SCOTTISH ministers must reject the UK government’s “nonsense” policy of replacing old gas boilers with air source heat pumps and come up with a better, greener solution, this week’s Go Radio Business Show with Hunter & Haughey heard.

Lord Willie Haughey – who is a refrigeration and air-conditioning engineer by trade – called on the government adviser who recommended this strategy to come on the show to explain their reasoning. He said anyone who thinks that air source heat pumps are the answer to global warming is “completely wrong.”

“This whole thing with Boris Johnson about heat pumps is an utter complete nonsense,” said Lord Haughey, who is the Labour peer and founder of Glasgow-based facilities company, City Facilities Management Holdings.

“This is coming from someone who sells heat pumps and installs heat pumps and has been doing so for 35 years.”

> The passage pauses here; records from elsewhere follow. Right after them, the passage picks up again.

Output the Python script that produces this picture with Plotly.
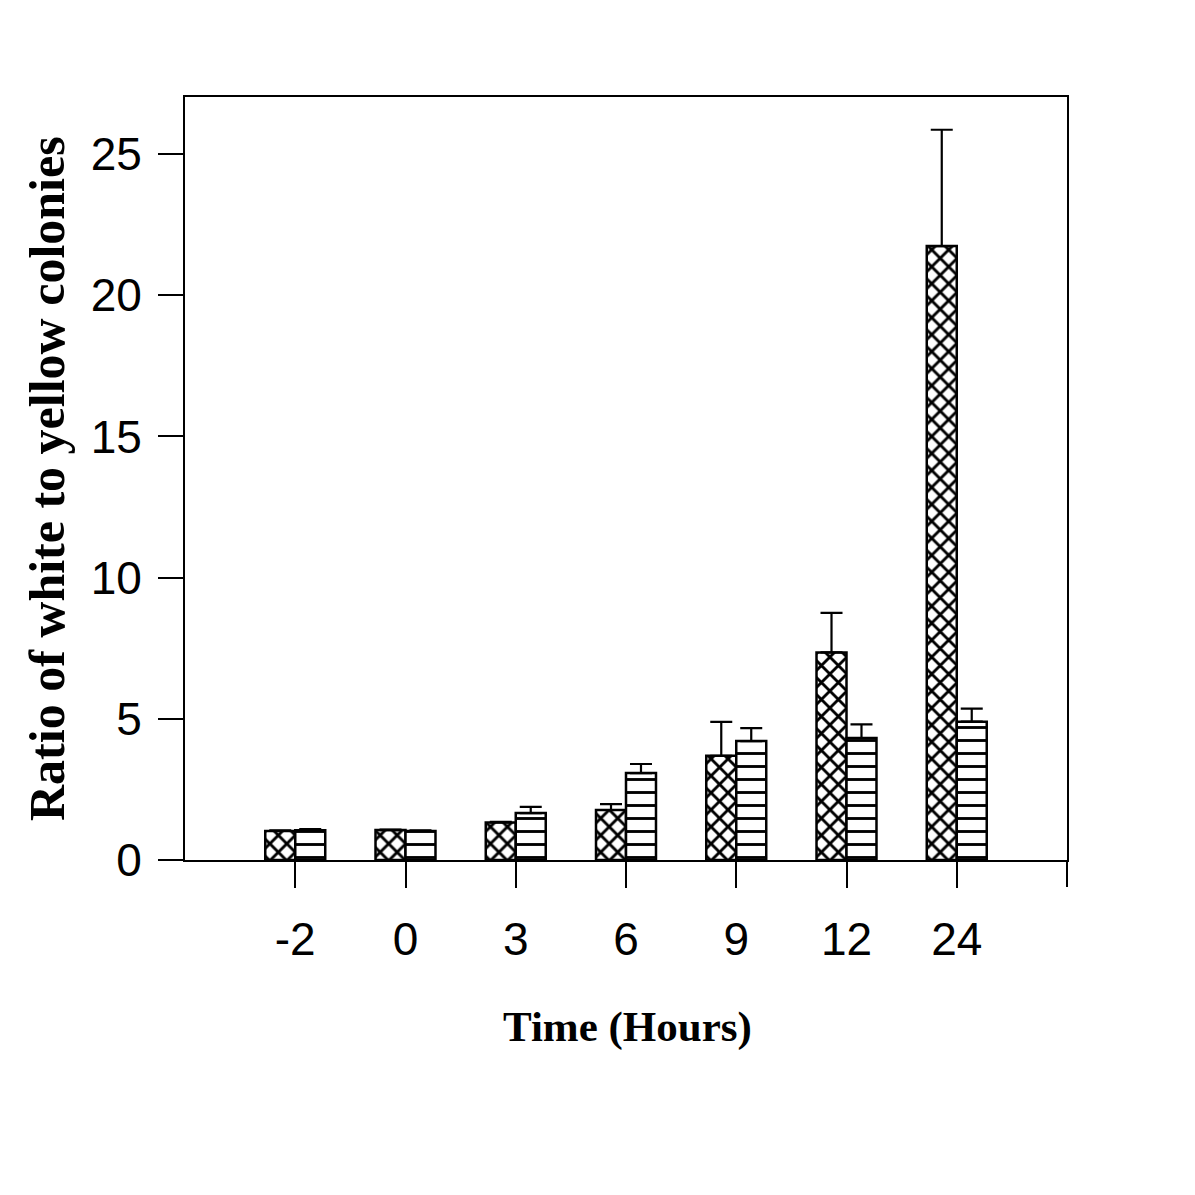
import plotly.graph_objects as go

time_labels = ["-2", "0", "3", "6", "9", "12", "24"]
series_a = [1.03, 1.06, 1.33, 1.77, 3.69, 7.35, 21.74]
series_a_err = [1.05, 1.08, 1.35, 1.98, 4.89, 8.75, 25.86]
series_b = [1.05, 1.03, 1.66, 3.08, 4.21, 4.32, 4.90]
series_b_err = [1.09, 1.05, 1.88, 3.40, 4.67, 4.80, 5.36]

up_a = [e - v for e, v in zip(series_a_err, series_a)]
up_b = [e - v for e, v in zip(series_b_err, series_b)]

fig = go.Figure()
fig.add_trace(go.Bar(
    x=time_labels, y=series_a, name="A",
    marker=dict(color="white", line=dict(color="black", width=2.5),
                pattern=dict(shape="x", fgcolor="black", bgcolor="white", fgopacity=1,
                             size=12, solidity=0.42)),
    error_y=dict(type="data", symmetric=False, array=up_a, arrayminus=[0]*7,
                 color="black", thickness=2.2, width=11),
))
fig.add_trace(go.Bar(
    x=time_labels, y=series_b, name="B",
    marker=dict(color="white", line=dict(color="black", width=2.5),
                pattern=dict(shape="-", fgcolor="black", bgcolor="white", fgopacity=1,
                             size=13, solidity=0.22)),
    error_y=dict(type="data", symmetric=False, array=up_b, arrayminus=[0]*7,
                 color="black", thickness=2.2, width=11),
))

L, T, W, H = 177, 89, 882, 763
fig.update_layout(
    width=1195, height=1195,
    margin=dict(l=L, r=1195 - L - W, t=T, b=1195 - T - H),
    paper_bgcolor="white", plot_bgcolor="white",
    barmode="group", bargap=0.456, bargroupgap=0,
    showlegend=False,
    font=dict(family="Liberation Sans, Arial, sans-serif", color="black"),
)
fig.update_xaxes(
    type="category", range=[-1, 7],
    showline=True, linecolor="black", linewidth=2, mirror=True,
    ticks="outside", ticklen=26, tickwidth=2, tickcolor="black",
    tickfont=dict(size=46, family="Liberation Sans, Arial, sans-serif"),
    ticklabelstandoff=12,
    showgrid=False, zeroline=False,
)
fig.update_yaxes(
    range=[0, 27.02],
    tickvals=[0, 5, 10, 15, 20, 25],
    showline=True, linecolor="black", linewidth=2, mirror=True,
    ticks="outside", ticklen=25, tickwidth=2, tickcolor="black",
    tickfont=dict(size=46, family="Liberation Sans, Arial, sans-serif"),
    ticklabelstandoff=7,
    showgrid=False, zeroline=False,
)
# right border extension below the x axis
fig.add_shape(type="line", xref="paper", yref="paper",
              x0=1, x1=1, y0=-27/H, y1=0,
              line=dict(color="black", width=2))

fig.add_annotation(text="<b>Time (Hours)</b>", xref="paper", yref="paper",
                   x=(627-185)/W, y=-(1027-860)/H, showarrow=False,
                   xanchor="center", yanchor="middle",
                   font=dict(family="Liberation Serif, Times New Roman, serif", size=43, color="black"))
fig.add_annotation(text="<b>Ratio of white to yellow colonies</b>", xref="paper", yref="paper",
                   x=-(185-47)/W, y=(860-479)/H, showarrow=False, textangle=-90,
                   xanchor="center", yanchor="middle",
                   font=dict(family="Liberation Serif, Times New Roman, serif", size=50, color="black"))

fig.write_html("out.html")
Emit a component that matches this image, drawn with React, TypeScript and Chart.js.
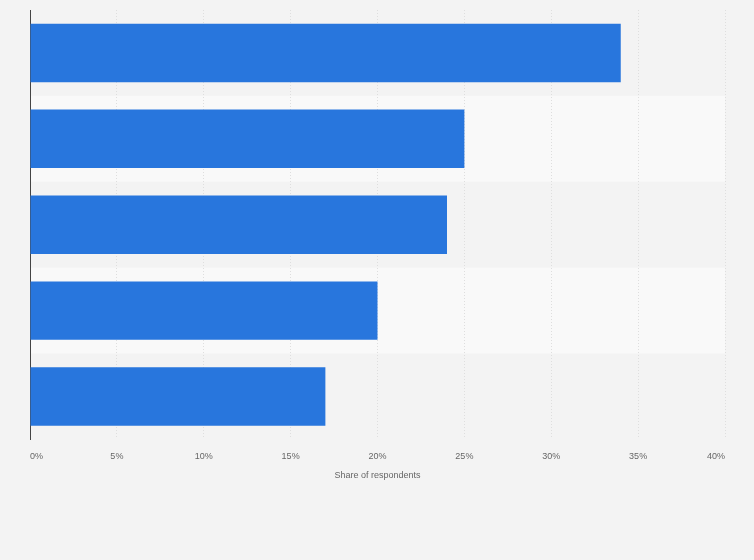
import { useEffect, useRef } from 'react'
import { Chart, registerables } from 'chart.js'

Chart.register(...registerables)

const categories = ['Item 1', 'Item 2', 'Item 3', 'Item 4', 'Item 5']
const shares = [34, 25, 24, 20, 17]
const xTicks = [0, 5, 10, 15, 20, 25, 30, 35, 40]

// alternating row shading, painted before the grid and axes
const bandPlugin = {
  id: 'bands',
  beforeDraw(chart: any) {
    const { ctx, chartArea, scales } = chart
    const y = scales.y
    const step = Math.abs(y.getPixelForValue(1) - y.getPixelForValue(0))
    ctx.save()
    ctx.fillStyle = '#f9f9f9'
    categories.forEach((_, i) => {
      if (i % 2 === 1) {
        const c = y.getPixelForValue(i)
        ctx.fillRect(chartArea.left, c - step / 2, chartArea.right - chartArea.left, step)
      }
    })
    ctx.restore()
  },
}

export default function App() {
  const ref = useRef<HTMLCanvasElement>(null)
  const chartRef = useRef<Chart | null>(null)

  useEffect(() => {
    document.body.style.margin = '0'
    document.body.style.background = '#f3f3f3'
    if (!ref.current) return
    if (chartRef.current) chartRef.current.destroy()

    chartRef.current = new Chart(ref.current, {
      type: 'bar',
      data: {
        labels: categories,
        datasets: [
          {
            data: shares,
            backgroundColor: '#2876dd',
            borderWidth: 0,
            barPercentage: 0.68,
            categoryPercentage: 1,
          },
        ],
      },
      options: {
        indexAxis: 'y',
        animation: false,
        responsive: true,
        maintainAspectRatio: false,
        layout: { padding: { left: 30, right: 29, top: 10, bottom: 75 } },
        plugins: { legend: { display: false }, tooltip: { enabled: false } },
        scales: {
          x: {
            min: 0,
            max: 40,
            afterBuildTicks: (axis: any) => {
              axis.ticks = xTicks.map((v) => ({ value: v }))
            },
            border: { display: false, dash: [1, 2] },
            grid: { color: '#dedede', drawTicks: false, lineWidth: 1 },
            ticks: {
              align: 'inner',
              padding: 12,
              color: '#666666',
              font: { family: 'Liberation Sans', size: 9 },
              callback: (v: any) => v + '%',
            },
            title: {
              display: true,
              text: 'Share of respondents',
              color: '#666666',
              font: { family: 'Liberation Sans', size: 9 },
              padding: { top: -4, bottom: 4 },
            },
          },
          y: {
            border: { display: true, color: '#444444', width: 1 },
            grid: { display: false, drawTicks: false },
            ticks: { display: false },
          },
        },
      },
      plugins: [bandPlugin],
    })

    return () => { chartRef.current?.destroy() }
  }, [])

  return (
    <div style={{ position: 'relative', width: 754, height: 560, background: '#f3f3f3' }}>
      <canvas ref={ref} />
    </div>
  )
}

As part of the UK Government’s drive towards achieving ‘net zero’ carbon emissions by 2050, Business and Energy Secretary Kwasi Kwarteng announced last week that homeowners in England and Wales would be offered grants of up to £5,000 to help replace old gas boilers with lower carbon alternatives like heat pumps. As well as air source heat pumps, the initiative covers ground source heat pumps, heat networks – a type of community heating scheme – and the potential development of hydrogen home heating systems.

Lord Haughey said the real cost of installing a heat pump was more like £12,000, so would not be affordable for “normal working class men and women.”

“Even with £5,000 from the government, people are still going to have to get finance,” he said.

A more practical solution would be to install an electric boiler and spend the rest of the money enhancing home insulation.

For heating homes 365 days a year, applying the technology of air source heat pumps – which draw heat from the outside air – did not make sense, Lord Haughey said.

With tenement flats in Scotland, there was also the practical challenge of where to fit condensing units – the units fitted to the outside of buildings that drive air source heat pumps.

“No-one is answering these questions,” Lord Haughey said.

Ground source heat pumps, which draw heat from earth and water in the ground, were a far better solution – but were only available to people with enough acreage of land.

“If you’re in a small farm and you’ve got a car park, you can bury the pipes in the ground,” Lord Haughey explained. “There, you’re using geothermal [energy]. And trust me, if everybody had the space, that is the way forward.”

He urged the Scottish Government not to follow the UK government’s strategy on air source heat pumps.

“Trust me, this is up there with the poll tax,” he said. “People will absolutely hate this. And I think that Scotland could be smarter and better here and we can come up with better ideas to be greener. “

Lord Haughey played a noisy sound recording of an air source heat pump that he’d recorded at a wedding in London two weeks ago

“I couldn’t believe it,” he said. “That was me standing eight feet away from the condensing unit. I’m building 356 apartments around the corner here. Can you imagine if I had to put in 356 of these, which we call in the trade ‘window rattlers’?”

Entrepreneur and philanthropist Sir Tom Hunter said the heat pumps initiative was “another case of a brilliant, laudable, audacious goal.”

“Let’s get the UK to net zero by 2050 – I don’t think anybody disagrees,” he said. “The difficulty comes with: how we do it?”